Well-balanced article and very well written. Some observations from my personal experience:

- the main difficulty here is often not technical but of values: Sam and Tom disagree with each other. They know the technics but usually hate them and find them wasteful and abusive. Often,they aren't even able to explain why they think their approach is better than the other one and in which context. They will cite books, articles, blog post... They can even bring data and metrics to prove their point, but it will very often be done without a good understanding of the base principles underlying them, and more importantly, a lack of alignment on the common values shared by the team.
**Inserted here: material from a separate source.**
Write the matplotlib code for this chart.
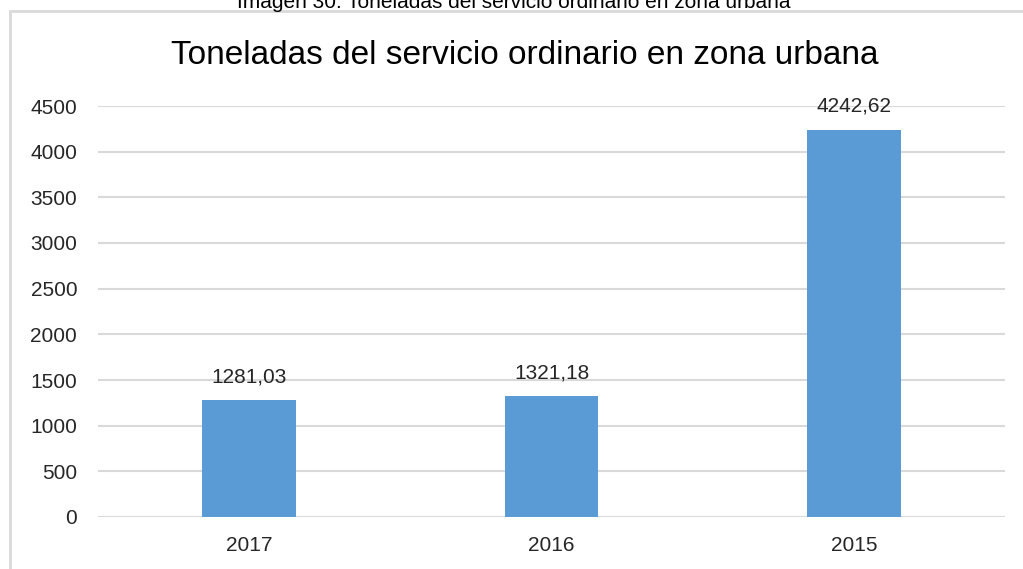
import matplotlib.pyplot as plt
from matplotlib.patches import Rectangle

# Data
years = ["2017", "2016", "2015"]
toneladas = [1281.03, 1321.18, 4242.62]
etiquetas = ["1281,03", "1321,18", "4242,62"]
y_ticks = [0, 500, 1000, 1500, 2000, 2500, 3000, 3500, 4000, 4500]

plt.rcParams['font.family'] = ['Liberation Sans', 'DejaVu Sans']

fig = plt.figure(figsize=(10.23, 5.69), dpi=100)

# caption above the chart (cut off at the top, as in the source image)
fig.text(0.502, 1.0 - 8 / 569, "Imagen 30: Toneladas del servicio ordinario en zona urbana",
         ha="center", va="baseline", fontsize=15, color="black")

# chart border
fig.patches.append(Rectangle((10 / 1023, -0.1), 1.2, 1.0 - 11 / 569 + 0.1,
                             transform=fig.transFigure, fill=False,
                             edgecolor="#d9d9d9", linewidth=2))

ax = fig.add_axes([98 / 1023, 52 / 569, (1005 - 98) / 1023, (517 - 106) / 569])

x = range(len(years))
ax.bar(x, toneladas, width=0.31, color="#5b9bd5", zorder=3)

for i, v in enumerate(toneladas):
    ax.text(i, v + 150, etiquetas[i], ha="center", va="bottom",
            fontsize=15, color="#262626", zorder=4)

ax.set_xlim(-0.5, 2.5)
ax.set_ylim(0, 4500)
ax.set_yticks(y_ticks)
ax.set_xticks(list(x))
ax.set_xticklabels(years)
ax.tick_params(axis="both", length=0, labelsize=15, colors="#262626")
ax.tick_params(axis="y", pad=15)
ax.tick_params(axis="x", pad=14)

ax.grid(axis="y", color="#d9d9d9", linewidth=1.5, zorder=0)
for s in ax.spines.values():
    s.set_visible(False)

fig.text(525 / 1023, 1 - 56 / 569, "Toneladas del servicio ordinario en zona urbana",
         ha="center", va="center", fontsize=24, color="black")

fig.savefig("out.png", dpi=100)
Our role as manager becomes one of facilitator, encouraging the conversation to go deeper, asking Tom and Sam to acknowledge the pros and cons on both side, and asking them to find a common path on how to reach the best of both worlds in a collaborative way (all things you mentioned already, I'm just adding the underlying quest for a shared alignment here).

- I found too that iterative and incremental software development is the best approach here. Unfortunately, even if that method is known for over 40 years, it is still badly understand. In particular, the heuristic aspect of it, where the amount of doc, design, test, development, etc is always changing for each iteration, is something where I found people having the most resistance too. Tom will want to always be in development mode, Sam will want to pass more time in design, and Rhena will complain that not enough time is passed on tests. But overall, the real obstacle here is the fear to not have a definitive answer, to have to use your judgement to figure when the amount of X is good enough, and to not be afraid to be wrong about it. And that requires psychological safety, trust and, more importantly, courage and humility.